> _EXERCISE DETAILS_: Pull out every line from the listing that has the word "this".

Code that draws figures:
━━━━━━━━━━━━━━━━━━━━━━━━━━━━━━
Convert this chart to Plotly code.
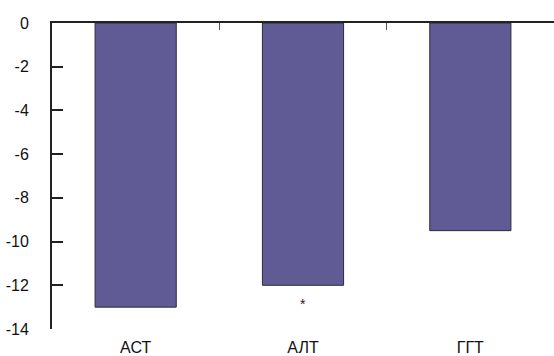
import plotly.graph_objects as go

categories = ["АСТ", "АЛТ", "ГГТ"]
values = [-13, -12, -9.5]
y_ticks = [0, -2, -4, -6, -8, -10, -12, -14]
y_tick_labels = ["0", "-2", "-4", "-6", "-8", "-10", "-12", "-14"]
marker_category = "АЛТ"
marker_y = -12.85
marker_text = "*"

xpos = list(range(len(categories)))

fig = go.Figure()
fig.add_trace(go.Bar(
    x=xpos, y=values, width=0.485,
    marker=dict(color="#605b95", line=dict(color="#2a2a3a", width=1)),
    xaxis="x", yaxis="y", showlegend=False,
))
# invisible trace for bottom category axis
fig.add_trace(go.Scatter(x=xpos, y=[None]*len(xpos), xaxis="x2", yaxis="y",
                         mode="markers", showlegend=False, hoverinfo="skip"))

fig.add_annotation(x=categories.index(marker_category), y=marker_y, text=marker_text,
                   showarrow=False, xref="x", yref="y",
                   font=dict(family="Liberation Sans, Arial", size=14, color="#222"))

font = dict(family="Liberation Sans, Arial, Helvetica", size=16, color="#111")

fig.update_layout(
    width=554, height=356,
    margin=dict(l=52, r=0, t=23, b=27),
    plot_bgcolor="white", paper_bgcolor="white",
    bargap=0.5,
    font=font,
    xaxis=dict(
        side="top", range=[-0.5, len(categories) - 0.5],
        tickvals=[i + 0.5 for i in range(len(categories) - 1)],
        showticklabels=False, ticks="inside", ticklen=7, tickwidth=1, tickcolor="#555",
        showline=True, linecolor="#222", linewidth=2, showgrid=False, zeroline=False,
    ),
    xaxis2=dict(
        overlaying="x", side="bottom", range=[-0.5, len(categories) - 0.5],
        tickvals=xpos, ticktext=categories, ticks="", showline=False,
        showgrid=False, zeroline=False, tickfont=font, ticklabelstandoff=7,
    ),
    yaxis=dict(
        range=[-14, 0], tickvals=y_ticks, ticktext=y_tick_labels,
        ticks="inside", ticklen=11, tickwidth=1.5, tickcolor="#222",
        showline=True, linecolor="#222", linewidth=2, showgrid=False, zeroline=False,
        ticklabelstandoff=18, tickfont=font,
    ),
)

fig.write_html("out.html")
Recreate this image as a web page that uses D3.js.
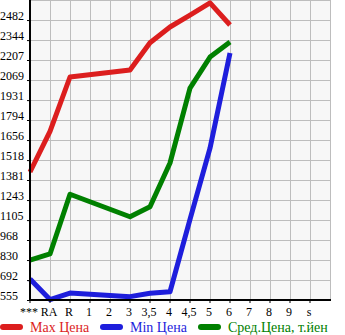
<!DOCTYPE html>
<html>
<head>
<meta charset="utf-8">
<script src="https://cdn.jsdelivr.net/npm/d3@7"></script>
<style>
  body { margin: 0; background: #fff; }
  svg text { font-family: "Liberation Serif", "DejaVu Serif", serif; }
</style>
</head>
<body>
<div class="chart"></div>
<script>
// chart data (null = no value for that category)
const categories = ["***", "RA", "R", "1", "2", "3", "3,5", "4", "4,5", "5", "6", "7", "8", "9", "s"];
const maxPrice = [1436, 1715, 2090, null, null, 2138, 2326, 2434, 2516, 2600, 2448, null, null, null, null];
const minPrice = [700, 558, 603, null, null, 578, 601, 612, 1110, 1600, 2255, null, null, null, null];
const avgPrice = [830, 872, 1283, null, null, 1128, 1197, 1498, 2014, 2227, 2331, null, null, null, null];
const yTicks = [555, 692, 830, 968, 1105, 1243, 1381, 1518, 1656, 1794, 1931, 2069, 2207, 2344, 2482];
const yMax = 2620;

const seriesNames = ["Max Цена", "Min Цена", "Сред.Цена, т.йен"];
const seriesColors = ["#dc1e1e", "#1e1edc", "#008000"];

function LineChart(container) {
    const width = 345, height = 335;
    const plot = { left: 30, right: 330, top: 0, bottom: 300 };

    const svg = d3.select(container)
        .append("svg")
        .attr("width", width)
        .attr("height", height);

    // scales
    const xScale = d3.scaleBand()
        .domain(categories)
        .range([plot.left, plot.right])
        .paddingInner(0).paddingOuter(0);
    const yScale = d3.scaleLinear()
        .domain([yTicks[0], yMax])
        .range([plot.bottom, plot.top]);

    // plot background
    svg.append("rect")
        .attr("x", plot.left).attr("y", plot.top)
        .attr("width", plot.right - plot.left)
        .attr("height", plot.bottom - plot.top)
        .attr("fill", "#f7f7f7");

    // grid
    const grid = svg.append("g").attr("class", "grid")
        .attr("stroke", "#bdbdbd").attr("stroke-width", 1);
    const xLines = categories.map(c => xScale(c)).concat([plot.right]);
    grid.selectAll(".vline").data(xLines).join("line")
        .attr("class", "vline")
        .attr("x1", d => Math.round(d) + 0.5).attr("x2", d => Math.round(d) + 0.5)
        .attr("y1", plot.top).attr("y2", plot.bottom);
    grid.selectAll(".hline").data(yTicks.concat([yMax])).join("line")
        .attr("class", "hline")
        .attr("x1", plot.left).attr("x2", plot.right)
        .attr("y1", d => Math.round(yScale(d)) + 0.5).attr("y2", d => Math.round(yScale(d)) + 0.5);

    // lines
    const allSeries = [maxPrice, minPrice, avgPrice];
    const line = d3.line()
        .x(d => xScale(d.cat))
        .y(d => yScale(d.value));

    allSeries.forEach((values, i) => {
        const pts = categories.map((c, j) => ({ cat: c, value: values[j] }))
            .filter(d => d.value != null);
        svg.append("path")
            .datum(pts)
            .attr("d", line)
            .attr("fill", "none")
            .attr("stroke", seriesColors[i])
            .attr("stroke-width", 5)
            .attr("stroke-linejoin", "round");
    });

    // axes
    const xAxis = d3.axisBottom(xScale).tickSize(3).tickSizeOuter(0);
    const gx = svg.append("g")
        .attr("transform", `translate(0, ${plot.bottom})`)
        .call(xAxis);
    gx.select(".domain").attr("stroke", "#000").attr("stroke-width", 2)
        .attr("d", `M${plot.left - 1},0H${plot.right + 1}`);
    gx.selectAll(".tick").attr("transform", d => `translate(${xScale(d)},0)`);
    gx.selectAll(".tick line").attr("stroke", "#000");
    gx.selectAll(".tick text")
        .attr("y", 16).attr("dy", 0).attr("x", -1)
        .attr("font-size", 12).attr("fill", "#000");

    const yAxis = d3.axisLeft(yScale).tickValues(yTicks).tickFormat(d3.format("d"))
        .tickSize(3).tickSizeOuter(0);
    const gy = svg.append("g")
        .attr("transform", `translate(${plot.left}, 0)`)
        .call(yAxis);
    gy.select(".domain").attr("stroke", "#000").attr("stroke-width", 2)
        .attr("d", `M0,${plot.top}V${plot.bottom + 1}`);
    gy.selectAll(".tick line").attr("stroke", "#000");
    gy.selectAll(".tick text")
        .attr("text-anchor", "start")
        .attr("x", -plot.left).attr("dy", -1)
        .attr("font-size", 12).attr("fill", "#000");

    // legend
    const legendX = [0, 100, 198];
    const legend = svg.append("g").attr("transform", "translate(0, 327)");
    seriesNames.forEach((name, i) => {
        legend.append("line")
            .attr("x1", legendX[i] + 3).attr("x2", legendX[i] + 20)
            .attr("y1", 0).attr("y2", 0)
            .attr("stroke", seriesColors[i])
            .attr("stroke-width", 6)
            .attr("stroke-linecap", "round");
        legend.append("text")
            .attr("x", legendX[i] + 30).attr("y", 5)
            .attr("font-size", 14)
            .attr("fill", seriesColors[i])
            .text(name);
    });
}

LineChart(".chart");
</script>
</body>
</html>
━━━━━━━━━━━━━━━━━━━━━━━━━━━━━━
> _RIGHT ANSWER_:
Convert this chart to Plotly code.
Recreate this image as a web page that uses D3.js.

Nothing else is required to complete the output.